# 1st time RVing. 1st time to the States.  Please help...



## Shel_Steph (Sep 10, 2010)

Posted 9/10/2010 10:11 PM (#) 
Subject: Newbie Aussies planning US holiday.1st time RVing,1st time US... [Pending moderation]	
Offline



Posts: 0

Hi, my husband and I are planning to come to the states in around 6 weeks and would like to hire an RV / caravan. 

We are planning on being there for 14 - 17 days and are hoping to drive to the following places:- 

Start Los Angeles to San Francisco to Los Vegas to Memphis to Nashville to Niagara Falls to New York. 

If anyone could answer these questions, I would really appreciate it:- 

1. What is the longest drive times we should do each day? 
2. Are there any good RV parks in/near these cities? 
3. How do you get from the RV park into the city (can we drive it in and park it somewhere or is there transport to and from the park)? 
4. Do we need to book the parks in advance or can we just show up? 
5. How much would we expect to pay at a powered park? 
6. What type of RV should would be the best for us? 
7. Any suggestions on a good company to hire from? 
8. Is there anything else we need to know or be careful of? 

Thanks in advance for helping us, I know I have a lot of questions. 

Cheers 
Shel


----------



## hamdave (Sep 20, 2010)

Re: 1st time RVing. 1st time to the States.  Please help...

Hi, my husband and I are planning to come to the states in around 6 weeks and would like to hire an RV / caravan.

We are planning on being there for 14 - 17 days and are hoping to drive to the following places:-

Start Los Angeles to San Francisco to Los Vegas to Memphis to Nashville to Niagara Falls to New York.

If anyone could answer these questions, I would really appreciate it:-

1. What is the longest drive times we should do each day?
    Ans: The itenary you describe says your time period is not enough. You will only average about 50-60 mph. A 300-400 mi day is possible but is very tiring.

2. Are there any good RV parks in/near these cities?
    Ans: You should find very nice campgrounds everywhere you go for the most part. You can also use State Parks etc as well. Some are better than othrs.
3. How do you get from the RV park into the city (can we drive it in and park it somewhere or is there transport to and from the park)?
    Ans: If you get a smaller rig,(about 25-28 ft) you can normally drive into smaller cities. I would suggest planning the trip using a trailer and rental vehicle, where you can then un-hook at the RV facility and use the vehicle for local traveling.
4. Do we need to book the parks in advance or can we just show up?
    Ans: On most of my extended travels, we just reserved a day ahead of time as we traveled and have never had problems.
5. How much would we expect to pay at a powered park?
    Ans: It varies by location, I have paid as low as $15.00 and $45 for a high. Most of the time in the $25-$35 range. It also is seasonal.
6. What type of RV should would be the best for us?
    Ans: I repeate from above. consider a rental vehicle and trailer for your needs.

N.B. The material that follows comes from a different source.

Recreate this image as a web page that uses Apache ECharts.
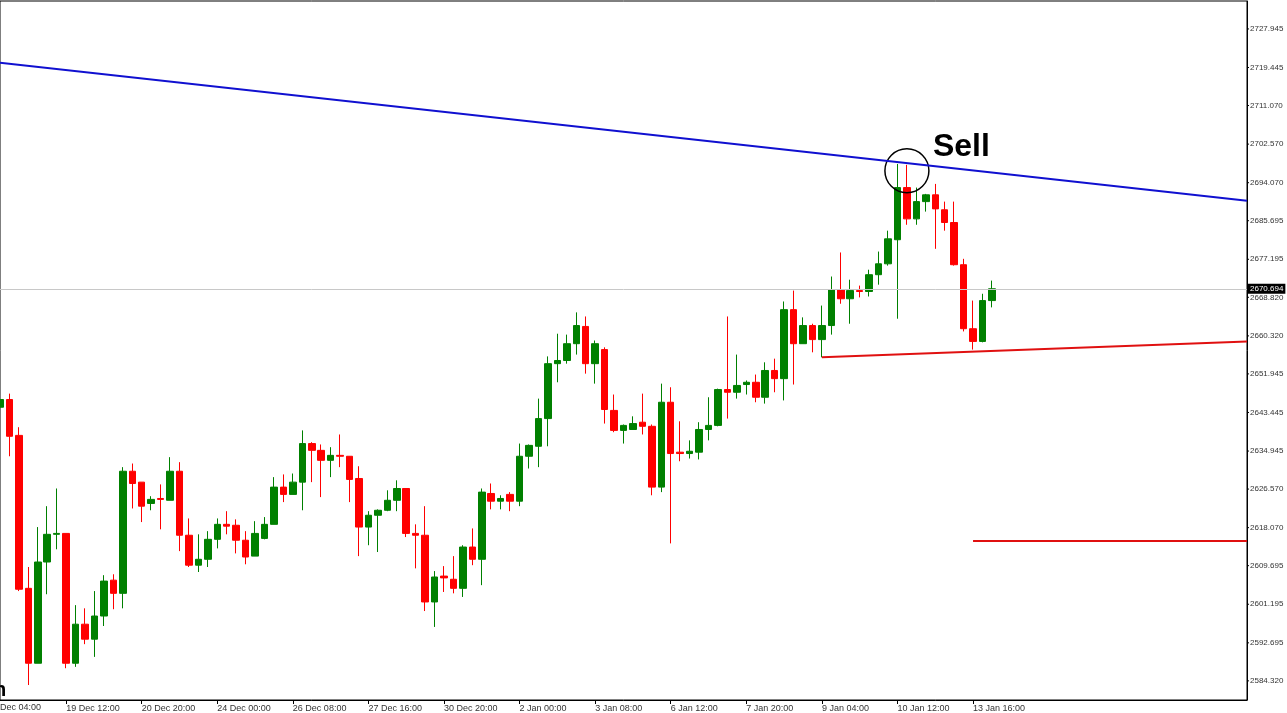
<!DOCTYPE html>
<html style="height: 100%">
<head>
<meta charset="utf-8">
<script src="https://cdn.jsdelivr.net/npm/echarts@6/dist/echarts.min.js"></script>
</head>
<body style="height: 100%; margin: 0; background: #fff">
<div id="container" style="width: 1287px; height: 713px"></div>
<script>
// H4 candles
var opens  = [2644.6,2646.3,2638.4,2604.7,2588.2,2610.5,2616.6,2616.8,2588.2,2596.8,2593.5,2598.6,2606.5,2603.6,2630.5,2628.1,2623.4,2624.5,2624.1,2630.5,
  2616.4,2609.8,2611.1,2615.5,2618.8,2618.6,2615.3,2611.8,2615.7,2618.8,2627.0,2625.4,2628.1,2636.6,2635.1,2632.9,2634.0,2633.8,2628.9,2618.2,
  2620.8,2621.9,2624.1,2626.7,2616.8,2616.4,2601.7,2607.4,2606.7,2604.7,2613.8,2611.1,2625.6,2623.9,2625.4,2623.9,2633.8,2636.0,2642.1,2654.2,
  2654.9,2658.6,2662.4,2654.2,2657.3,2643.9,2639.5,2639.7,2641.3,2640.4,2627.0,2645.7,2634.7,2634.4,2634.7,2639.7,2640.6,2648.5,2647.9,2649.6,
  2650.1,2646.8,2652.7,2650.9,2666.1,2658.6,2662.6,2659.5,2662.6,2670.5,2668.5,2670.3,2670.1,2673.8,2676.2,2681.5,2693.0,2686.1,2689.9,2691.4,
  2688.1,2685.3,2676.0,2661.9,2659.1,2668.1];
var closes = [2646.3,2638.2,2604.5,2588.2,2610.5,2616.6,2616.8,2588.2,2596.8,2593.5,2598.6,2606.3,2603.6,2630.5,2627.8,2622.8,2624.3,2624.3,2630.5,2616.4,
  2609.8,2611.1,2615.5,2618.8,2618.4,2615.3,2611.6,2616.8,2618.8,2627.0,2625.4,2628.1,2636.6,2635.1,2632.9,2634.0,2633.8,2628.7,2618.2,2620.8,
  2621.9,2624.1,2626.7,2616.8,2616.4,2601.7,2607.2,2607.0,2604.7,2613.8,2611.1,2625.9,2623.9,2624.5,2623.9,2633.8,2636.2,2642.1,2654.2,2654.9,
  2658.6,2662.6,2654.2,2658.6,2644.1,2639.5,2640.6,2641.0,2640.4,2627.0,2645.7,2634.4,2634.4,2634.9,2639.7,2640.6,2648.5,2647.9,2649.4,2650.1,
  2646.8,2652.7,2650.9,2666.1,2658.6,2662.6,2659.5,2662.6,2670.5,2668.5,2670.3,2670.1,2673.8,2676.2,2681.7,2693.0,2686.1,2689.9,2691.4,2688.3,
  2685.3,2676.0,2661.9,2659.1,2668.1,2670.7];
var lows   = [2643.9,2633.8,2604.1,2583.4,2588.2,2603.4,2613.3,2587.1,2587.4,2592.4,2589.6,2596.4,2600.1,2600.3,2622.3,2619.3,2621.9,2617.7,2624.1,2612.9,
  2609.4,2608.3,2609.4,2613.5,2616.6,2612.4,2610.0,2611.8,2615.5,2618.8,2623.7,2625.4,2621.9,2628.1,2624.8,2629.2,2631.4,2623.7,2611.8,2614.2,
  2612.7,2621.7,2621.7,2616.0,2609.1,2599.7,2596.2,2603.9,2603.6,2602.8,2609.8,2605.4,2622.1,2622.1,2621.7,2622.8,2631.1,2631.4,2636.0,2650.1,
  2654.2,2656.2,2652.0,2649.8,2641.0,2639.1,2636.6,2639.7,2638.6,2625.2,2625.9,2614.6,2632.7,2633.3,2633.1,2637.3,2640.4,2642.1,2646.5,2647.4,
  2645.7,2645.4,2647.9,2646.1,2649.6,2658.6,2656.7,2655.6,2660.6,2667.4,2663.0,2668.8,2669.0,2671.6,2675.8,2664.1,2684.8,2684.8,2687.7,2679.5,
  2683.5,2675.8,2661.3,2657.3,2658.9,2666.6];
var highs  = [2647.2,2647.6,2640.2,2609.4,2618.2,2622.8,2626.7,2616.8,2601.0,2600.3,2604.1,2607.6,2607.8,2631.4,2632.2,2628.1,2625.0,2627.6,2633.6,2632.5,
  2620.1,2616.6,2617.3,2620.1,2621.7,2619.9,2617.3,2619.5,2620.4,2629.2,2629.8,2630.0,2639.5,2636.9,2636.4,2635.8,2638.6,2633.8,2631.6,2621.7,
  2622.1,2626.3,2628.5,2626.7,2618.8,2622.8,2608.5,2609.6,2611.8,2614.2,2617.9,2626.7,2627.8,2625.2,2625.9,2636.6,2636.4,2646.5,2655.8,2660.8,
  2660.6,2665.5,2664.6,2659.3,2657.8,2647.4,2640.8,2642.6,2647.6,2640.8,2649.8,2649.0,2641.5,2637.3,2641.3,2646.8,2648.7,2664.6,2656.2,2650.5,
  2651.8,2654.5,2655.3,2667.9,2670.3,2664.4,2663.0,2667.0,2673.4,2678.7,2672.7,2671.4,2674.9,2678.9,2683.5,2698.2,2698.0,2693.0,2691.6,2693.8,
  2689.9,2689.9,2677.3,2668.1,2669.6,2672.5];
var tickLabels = {7: '19 Dec 12:00', 15: '20 Dec 20:00', 23: '24 Dec 00:00', 31: '26 Dec 08:00', 39: '27 Dec 16:00',
  47: '30 Dec 20:00', 55: '2 Jan 00:00', 63: '3 Jan 08:00', 71: '6 Jan 12:00', 79: '7 Jan 20:00', 87: '9 Jan 04:00',
  95: '10 Jan 12:00', 103: '13 Jan 16:00'};
var priceLabels = [2727.945, 2719.445, 2711.070, 2702.570, 2694.070, 2685.695, 2677.195, 2668.820, 2660.320,
  2651.945, 2643.445, 2634.945, 2626.570, 2618.070, 2609.695, 2601.195, 2592.695, 2584.320];
var lastPrice = 2670.694;
var resistance = [[0, 2720.5], [132, 2690.1]];
var support = [[87, 2655.6], [132, 2659.1]];
var target = [[103.2, 2615.1], [132, 2615.1]];
var sellPoint = [95.7, 2696.7];

var nCat = 133;
var cats = [];
for (var i = 0; i < nCat; i++) cats.push(tickLabels[i] || '');
var candles = opens.map(function (o, i) { return [o, closes[i], lows[i], highs[i]]; });
var showTick = function (i) { return !!tickLabels[i]; };

var myChart = echarts.init(document.getElementById('container'));
var option = {
  animation: false,
  grid: { left: 0, right: 40, top: 1, bottom: 13, show: true, borderColor: '#000', borderWidth: 1 },
  xAxis: {
    type: 'category', data: cats, boundaryGap: false,
    axisLine: { lineStyle: { color: '#000' } },
    axisTick: { interval: showTick, length: 4, lineStyle: { color: '#000' } },
    axisLabel: { interval: showTick, align: 'left', fontSize: 9, color: '#333', margin: 4, fontFamily: 'Liberation Sans' },
    splitLine: { show: false }
  },
  yAxis: {
    type: 'value', position: 'right', min: 2580.1, max: 2734.1, scale: true,
    axisLine: { show: true, lineStyle: { color: '#000' } },
    axisTick: { show: false }, axisLabel: { show: false }, splitLine: { show: false }
  },
  series: [{
    type: 'candlestick', data: candles, barWidth: 7,
    itemStyle: { color: '#008000', color0: '#ff0000', borderColor: '#008000', borderColor0: '#ff0000', borderWidth: 1 },
    markLine: {
      symbol: 'none', silent: true, label: { show: false },
      data: [
        [{ coord: resistance[0], lineStyle: { color: '#1010d0', width: 2, type: 'solid' } }, { coord: resistance[1] }],
        [{ coord: support[0], lineStyle: { color: '#e01010', width: 2, type: 'solid' } }, { coord: support[1] }],
        [{ coord: target[0], lineStyle: { color: '#e01010', width: 2, type: 'solid' } }, { coord: target[1] }],
        [{ coord: [0, lastPrice], lineStyle: { color: '#c8c8c8', width: 1, type: 'solid' } }, { coord: [132, lastPrice] }]
      ]
    }
  }, {
    type: 'scatter', data: [sellPoint], symbol: 'circle', symbolSize: 44, silent: true,
    itemStyle: { color: 'rgba(0,0,0,0)', borderColor: '#000', borderWidth: 1.5, opacity: 1 }
  }]
};
myChart.setOption(option);

var g = [];
priceLabels.forEach(function (p) {
  var y = myChart.convertToPixel({ yAxisIndex: 0 }, p);
  g.push({ type: 'line', shape: { x1: 1247, y1: y, x2: 1249, y2: y }, style: { stroke: '#000', lineWidth: 1 } });
  g.push({ type: 'text', x: 1250, y: y, style: { text: p.toFixed(3), fontSize: 8, fill: '#333', verticalAlign: 'middle', fontFamily: 'Liberation Sans' } });
});
var ly = myChart.convertToPixel({ yAxisIndex: 0 }, lastPrice);
g.push({ type: 'text', x: 1248, y: ly, z: 10, style: { text: lastPrice.toFixed(3), fontSize: 8, fill: '#fff', backgroundColor: '#000', padding: [1, 2], verticalAlign: 'middle', fontFamily: 'Liberation Sans' } });
var sp = myChart.convertToPixel({ xAxisIndex: 0, yAxisIndex: 0 }, sellPoint);
g.push({ type: 'text', x: sp[0] + 26, y: sp[1] - 24, z: 10, style: { text: 'Sell', fontSize: 32, fontWeight: 'bold', fill: '#000', verticalAlign: 'middle', fontFamily: 'Liberation Sans' } });
g.push({ type: 'text', x: 0, y: 703, style: { text: 'Dec 04:00', fontSize: 9, fill: '#333', verticalAlign: 'top', fontFamily: 'Liberation Sans' } });
g.push({ type: 'text', x: -6, y: 690, style: { text: 'h', fontSize: 20, fontWeight: 'bold', fill: '#000', verticalAlign: 'middle' } });
myChart.setOption({ graphic: g });
</script>
</body>
</html>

You won't travel faster, but it will be more convenient for what you are doing.
7. Any suggestions on a good company to hire from?
    Ans: Can't help you there as I don't. You might try "Enterprise" for the vehicle and get an SUV type capable of pulling a trailer. Another company is Cruise America. I don't work for any one of these and these are just suggestions. You should be able to 'google' for these types of companies. Others on this forum and other forums may be of more help to you.
8. Is there anything else we need to know or be careful of?
    Ans: Probably, but life is too short to start worring about what you forget. It's probably a trip of a lifetime, go back to step one and look at the mileage between cities you mention. What are your goals. Just see cities ?? There probably is much more of the US to see than cities at least in my view, but you have to decide what your primary goal is. Good Luck

cheers


----------



## akjimny (Sep 21, 2010)

Re: 1st time RVing. 1st time to the States.  Please help...

Shel, welcome to the RVUSA forum.  That is one ambitious itinerary     I Googled the trip and it works out to around 3860 miles, not counting any sightseeing along the way.  Plus, you end up with your rental RV in New York, on the other side of the country from where you rented it.  I don't know if that is possible.

But, I just completed a trip from Florida to Alaska and back and this would be my advice:  Figure on 300 or so miles per day.  What with fixing breakfast and unhooking everything in the morning to potty stops and lunch and sightseeing, then setting up and fixing dinner in the evening, 300 miles is about what you can expect.

We never made any reservations on our trip - just looked up a campground in Woodall's when we stopped for lunch that was going to be near where we figured we would end up that night and drove there.  Never had any problems and were never turned away.  However, some of the facilities were a little "interesting."    :laugh:  :laugh:  Prices ran from $18.00 to $59.00 (but the $59.00 places was really nice)

Good luck with your trip and please post back to let us know how you do.


----------



## Kirk (Sep 22, 2010)

Re: 1st time RVing. 1st time to the States.  Please help...

That trip is a total of 3,463 miles if you just go through those cities and do not stop or take any side trips.  Assuming that you have 17 days and that you spend one day in each of the locations, that will require six days, leaving only 11 days for travel. If we allow an extra day for unexpected stops, this leaves ten days to drive or about 350 miles per travel day, or six to seven hours of drive time per travel day. 

In addition, on that route it will mean that you drive past things like Grand Canyon National Park ( http://www.nps.gov/grca/ ) as well as hundreds of other wonderful places with no time to stop.  Let me suggest that you read the page on the following link to see what some folks from your country who own an RV here have to say about such travels.
http://www.adventure.1tree.net/index.php?option=com_content&view=article&id=139&Itemid=270

I really think that you will find it most economical to rent an RV of what Americans call a class C, or a unit that is built on to the van chassis and plan to drive it as your transportation as well as your living quarters. Most foreign visitors find this the best way to go, as to rent a trailer would also mean a second rental of a vehicle to tow it with and that could get expensive and difficult to locate. Your plan seems to call for renting in California and turning the unit in at the end of the trip in New York. Probably the best company for that type of rental is Cruise America who has many dealer locations around the country. I suggest that you check them out at this link: http://www.cruiseamerica.com/


----------